Murray’s research illustrates how what happens to us in the first two to three years of life can influence what happens in later childhood and even adulthood. Parenting and care-giving directly affect development and how a child engages with others. Relationships in these early years support child development in four key areas:

  • Social: learning to understand others, share and cooperate with others
  • Attachment: feeling secure and resilient
  • Emotion regulation: learning to manage difficult feelings and self-control
  • Cognitive: developing skills, language, reasoning

By two to three years of age, the extent to which a child is developing in relation to these four areas predicts later child (and sometimes adult) functioning. For example, social understanding at two years of age predicts social competence in later childhood:

  • Insecure attachment in infancy is strongly associated with sexual abuse perpetration among adolescent boys
  • Pervasive aggression at two to three years of age predicts violence and aggression in adolescence
  • Memory/attention/IQ in infancy predicts academic achievement at 16 and 21 years

In short, our earliest life experiences have a profound impact on who we are and how we behave as adults. This means programmes are needed that target the three early predictors of violence – infant attachment, cognitive development and persistent aggression.

Cooper shared research evaluation findings for two interventions developed and tested in Khayelitsha, South Africa:the Thula Sana programme that fosters healthy bonding between mothers and infants; and a programme that teaches mothers to share a book with their infant to stimulate cognitive development.

Thula Sana is a home-visiting programme. Community workers visit women from late pregnancy and for six months after delivery to provide parenting support and guidance. The aim is to promote sensitive and responsive parenting and secure infant attachment. An evaluation showed that mothers who benefitted from the programme were significantly more sensitive in their interactions with their infants. There was also a higher rate of secure infant attachments at 18 months.

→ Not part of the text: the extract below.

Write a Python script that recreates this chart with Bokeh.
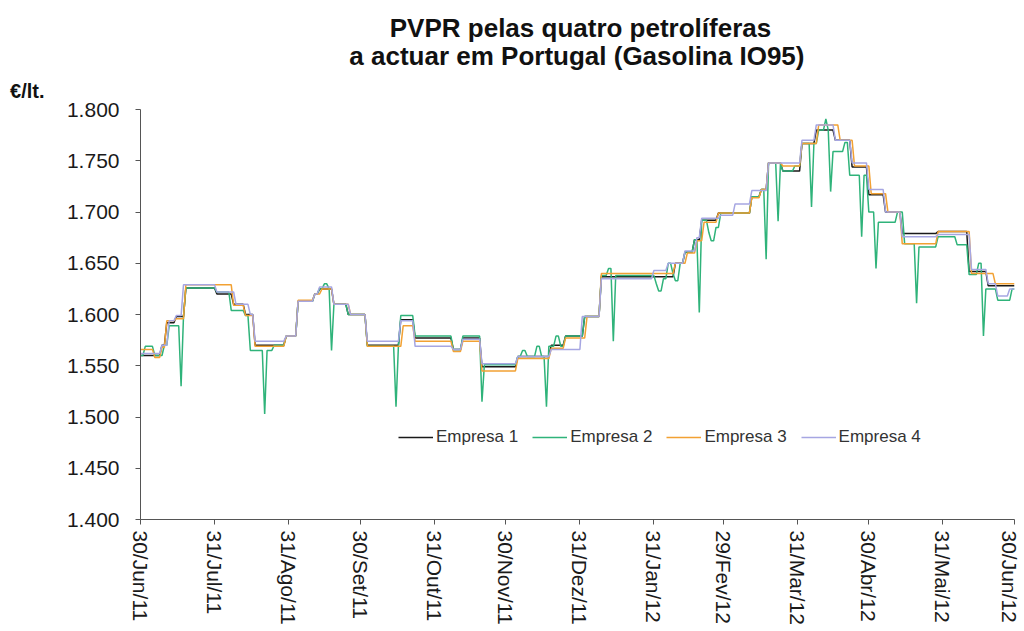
import numpy as np
import pandas as pd
from bokeh.plotting import figure
from bokeh.models import (FixedTicker, NumeralTickFormatter, Legend, LegendItem,
                          Range1d, LinearAxis, ColumnDataSource)
from bokeh.core.properties import value
from bokeh.embed import file_html
from bokeh.resources import INLINE

START = "2011-06-30"
END = "2012-06-30"
TICK_DATES = ["2011-06-30", "2011-07-31", "2011-08-31", "2011-09-30", "2011-10-31",
              "2011-11-30", "2011-12-31", "2012-01-31", "2012-02-29", "2012-03-31",
              "2012-04-30", "2012-05-31", "2012-06-30"]
TICK_LABELS = ["30/Jun/11", "31/Jul/11", "31/Ago/11", "30/Set/11", "31/Out/11",
               "30/Nov/11", "31/Dez/11", "31/Jan/12", "29/Fev/12", "31/Mar/12",
               "30/Abr/12", "31/Mai/12", "30/Jun/12"]
Y_TICKS = [1.40, 1.45, 1.50, 1.55, 1.60, 1.65, 1.70, 1.75, 1.80]
Y_MIN, Y_MAX = 1.40, 1.80

TITLE_LINES = ["PVPR pelas quatro petrolíferas", "a actuar em  Portugal (Gasolina IO95)"]
UNIT_LABEL = "€/lt."
SERIES_NAMES = ["Empresa 1", "Empresa 2", "Empresa 3", "Empresa 4"]

# price change points: day offset from 30/Jun/11 -> new price (EUR/l)
E1_DAYS = [0, 9, 11, 15, 19, 32, 39, 44, 48, 61, 66, 73, 75, 81, 87, 95, 109, 115,
           131, 135, 143, 158, 172, 178, 186, 193, 224, 228, 232, 235, 242, 256,
           260, 263, 269, 277, 283, 291, 298, 305, 312, 319, 334, 347, 355]
E1_VALS = [1.560, 1.570, 1.592, 1.598, 1.626, 1.620, 1.610, 1.600, 1.570, 1.579,
           1.613, 1.620, 1.625, 1.610, 1.600, 1.570, 1.595, 1.577, 1.566, 1.577,
           1.549, 1.559, 1.570, 1.579, 1.598, 1.637, 1.650, 1.661, 1.673, 1.692,
           1.699, 1.715, 1.722, 1.748, 1.740, 1.767, 1.780, 1.770, 1.744, 1.717,
           1.700, 1.679, 1.681, 1.642, 1.628]

E2_DAYS = [0, 2, 6, 10, 12, 17, 18, 19, 32, 38, 44, 46, 52, 53, 56, 61, 66, 73, 75,
           77, 79, 80, 81, 87, 95, 107, 108, 109, 115, 131, 135, 143, 144, 158, 160,
           162, 166, 168, 170, 171, 174, 176, 178, 186, 193, 196, 198, 199, 216, 217,
           219, 221, 223, 224, 226, 228, 232, 234, 235, 238, 239, 241, 243, 256, 260,
           262, 263, 267, 268, 269, 274, 277, 281, 282, 284, 287, 288, 289, 290, 295,
           297, 302, 303, 305, 308, 309, 317, 320, 325, 326, 334, 342, 347, 351, 353,
           354, 359, 365]
E2_VALS = [1.560, 1.569, 1.560, 1.570, 1.589, 1.530, 1.598, 1.626, 1.622, 1.604,
           1.599, 1.565, 1.503, 1.565, 1.570, 1.579, 1.613, 1.620, 1.625, 1.630,
           1.625, 1.565, 1.610, 1.600, 1.569, 1.510, 1.569, 1.599, 1.579, 1.566,
           1.579, 1.515, 1.551, 1.559, 1.565, 1.559, 1.569, 1.559, 1.510, 1.569,
           1.579, 1.569, 1.579, 1.598, 1.638, 1.645, 1.574, 1.638, 1.630, 1.623,
           1.635, 1.650, 1.640, 1.633, 1.650, 1.661, 1.673, 1.602, 1.692, 1.680,
           1.672, 1.685, 1.699, 1.715, 1.722, 1.654, 1.748, 1.691, 1.748, 1.740,
           1.745, 1.767, 1.705, 1.767, 1.780, 1.791, 1.780, 1.720, 1.759, 1.768,
           1.736, 1.676, 1.736, 1.700, 1.645, 1.690, 1.700, 1.669, 1.611, 1.666,
           1.676, 1.668, 1.639, 1.650, 1.579, 1.625, 1.614, 1.625]

E3_DAYS = [0, 6, 9, 11, 15, 19, 39, 44, 48, 61, 66, 73, 76, 81, 88, 95, 110, 115,
           131, 135, 143, 158, 172, 178, 187, 193, 224, 229, 233, 236, 242, 256, 260,
           263, 269, 277, 284, 293, 299, 306, 313, 319, 334, 348, 358]
E3_VALS = [1.566, 1.558, 1.568, 1.594, 1.596, 1.629, 1.609, 1.599, 1.569, 1.579,
           1.614, 1.620, 1.625, 1.610, 1.600, 1.569, 1.589, 1.574, 1.564, 1.574,
           1.545, 1.557, 1.567, 1.577, 1.598, 1.640, 1.650, 1.660, 1.672, 1.690,
           1.699, 1.714, 1.722, 1.748, 1.745, 1.767, 1.785, 1.770, 1.745, 1.718,
           1.700, 1.669, 1.681, 1.640, 1.630]

E4_DAYS = [0, 9, 12, 15, 18, 32, 40, 46, 48, 61, 66, 73, 75, 81, 88, 95, 109, 115,
           131, 135, 143, 158, 172, 185, 193, 215, 221, 228, 233, 235, 243, 249, 256,
           263, 277, 283, 291, 298, 305, 312, 319, 334, 348, 355, 359, 364]
E4_VALS = [1.562, 1.570, 1.594, 1.599, 1.629, 1.622, 1.610, 1.600, 1.574, 1.579,
           1.613, 1.620, 1.627, 1.610, 1.600, 1.574, 1.594, 1.569, 1.566, 1.576,
           1.552, 1.559, 1.566, 1.598, 1.635, 1.643, 1.650, 1.662, 1.675, 1.694,
           1.697, 1.708, 1.721, 1.748, 1.770, 1.785, 1.770, 1.748, 1.722, 1.700,
           1.676, 1.678, 1.644, 1.630, 1.618, 1.625]

COLORS = ["#1a1a1a", "#2fb37a", "#f2a133", "#a6a6e2"]
FONT = "Liberation Sans"

# ---- layout (pixels) ----
W, H = 1020, 628
LEFT, RIGHT_EDGE = 140, 1014
FRAME_TOP_PX = 8            # frame extended upward to host the title text
AXIS_TOP_PX, AXIS_BOT_PX = 109.3, 520.0
px_per_unit = (AXIS_BOT_PX - AXIS_TOP_PX) / (Y_MAX - Y_MIN)
Y_TOP = Y_MAX + (AXIS_TOP_PX - FRAME_TOP_PX) / px_per_unit


def y_at(px):
    return Y_MIN + (AXIS_BOT_PX - px) / px_per_unit


N = (pd.Timestamp(END) - pd.Timestamp(START)).days + 1
days = np.arange(N)


def daily(change_days, change_vals):
    # each day's price = last announced price (prices hold until they change)
    out = np.empty(N)
    for i, (d, v) in enumerate(zip(change_days, change_vals)):
        end = change_days[i + 1] if i + 1 < len(change_days) else N
        out[d:end] = v
    return out


series = [daily(E1_DAYS, E1_VALS), daily(E2_DAYS, E2_VALS),
          daily(E3_DAYS, E3_VALS), daily(E4_DAYS, E4_VALS)]

tick_pos = [int((pd.Timestamp(t) - pd.Timestamp(START)).days) for t in TICK_DATES]

p = figure(width=W, height=H, output_backend="svg", toolbar_location=None,
           x_range=Range1d(0, N - 1), y_range=Range1d(Y_MIN, Y_TOP),
           min_border_left=LEFT, min_border_right=W - RIGHT_EDGE,
           min_border_top=FRAME_TOP_PX, min_border_bottom=H - int(AXIS_BOT_PX),
           tools="")
p.outline_line_color = None
p.xgrid.grid_line_color = None
p.ygrid.grid_line_color = None
p.background_fill_color = "white"
p.border_fill_color = "white"

renderers = []
for vals, c in zip(series, COLORS):
    r = p.line(days, vals, line_color=c, line_width=1.5)
    renderers.append(r)

xa = p.xaxis[0]
xa.ticker = FixedTicker(ticks=tick_pos, minor_ticks=[])
xa.major_label_overrides = {t: lab for t, lab in zip(tick_pos, TICK_LABELS)}
xa.major_label_orientation = "vertical"
xa.major_label_text_font = FONT
xa.major_label_text_font_size = "21px"
xa.major_label_text_color = "#1a1a1a"
xa.major_label_standoff = 6
xa.major_tick_out = 5
xa.major_tick_in = 0
xa.minor_tick_out = 0
xa.minor_tick_in = 0
xa.axis_line_color = "#555555"
xa.major_tick_line_color = "#555555"

ya = p.yaxis[0]
ya.bounds = (Y_MIN, Y_MAX)
ya.ticker = FixedTicker(ticks=Y_TICKS, minor_ticks=[])
ya.formatter = NumeralTickFormatter(format="0.000")
ya.major_label_text_font = FONT
ya.major_label_text_font_size = "21px"
ya.major_label_text_color = "#1a1a1a"
ya.major_label_standoff = 16
ya.major_tick_out = 5
ya.major_tick_in = 0
ya.minor_tick_out = 0
ya.minor_tick_in = 0
ya.axis_line_color = "#555555"
ya.major_tick_line_color = "#555555"

# unit label "€/lt." as the single label of an outer, line-less left axis
unit_y = 1.818
unit_axis = LinearAxis(ticker=FixedTicker(ticks=[unit_y], minor_ticks=[]),
                       major_label_overrides={unit_y: UNIT_LABEL},
                       axis_line_color=None, major_tick_line_color=None,
                       major_tick_out=0, major_tick_in=0, minor_tick_out=0,
                       minor_tick_in=0, major_label_standoff=19,
                       major_label_text_font=FONT,
                       major_label_text_font_size="20px",
                       major_label_text_font_style="bold",
                       major_label_text_color="#111111")
p.add_layout(unit_axis, "left")

items = [LegendItem(label=n, renderers=[r]) for n, r in zip(SERIES_NAMES, renderers)]
legend = Legend(items=items, orientation="horizontal", location=(258, 72),
                padding=0, margin=0, spacing=14, glyph_width=35, glyph_height=20,
                label_standoff=3, label_text_font=FONT, label_text_font_size="17px",
                label_text_color="#333333", border_line_color=None,
                background_fill_alpha=0)
p.add_layout(legend)

title_src = ColumnDataSource(dict(
    x=[(580 - LEFT) / (RIGHT_EDGE - LEFT) * (N - 1)] * 2,
    y=[y_at(28), y_at(56)],
    text=TITLE_LINES))
p.text(x="x", y="y", text="text", source=title_src, text_align="center",
       text_baseline="middle", text_font=value(FONT), text_font_size="26px",
       text_font_style="bold", text_color="#111111")

open("out.html", "w").write(file_html(p, INLINE))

Book-sharing greatly benefits child intellectual development. Cooper, Murray and colleagues recently evaluated a book-sharing programme and found significant increases in the number of words understood by the infants, the number of words that infants could vocalise, and substantial gains on a measure of sustained attention. This programme is simple and inexpensive, and can enhance child cognitive development.

These studies provide sound evidence for addressing two of the early predictors of violence in South Africa. More needs to be done to develop composite interventions that target all early risk factors. Effective interventions must be costed, and sustainable ways for taking them to scale developed.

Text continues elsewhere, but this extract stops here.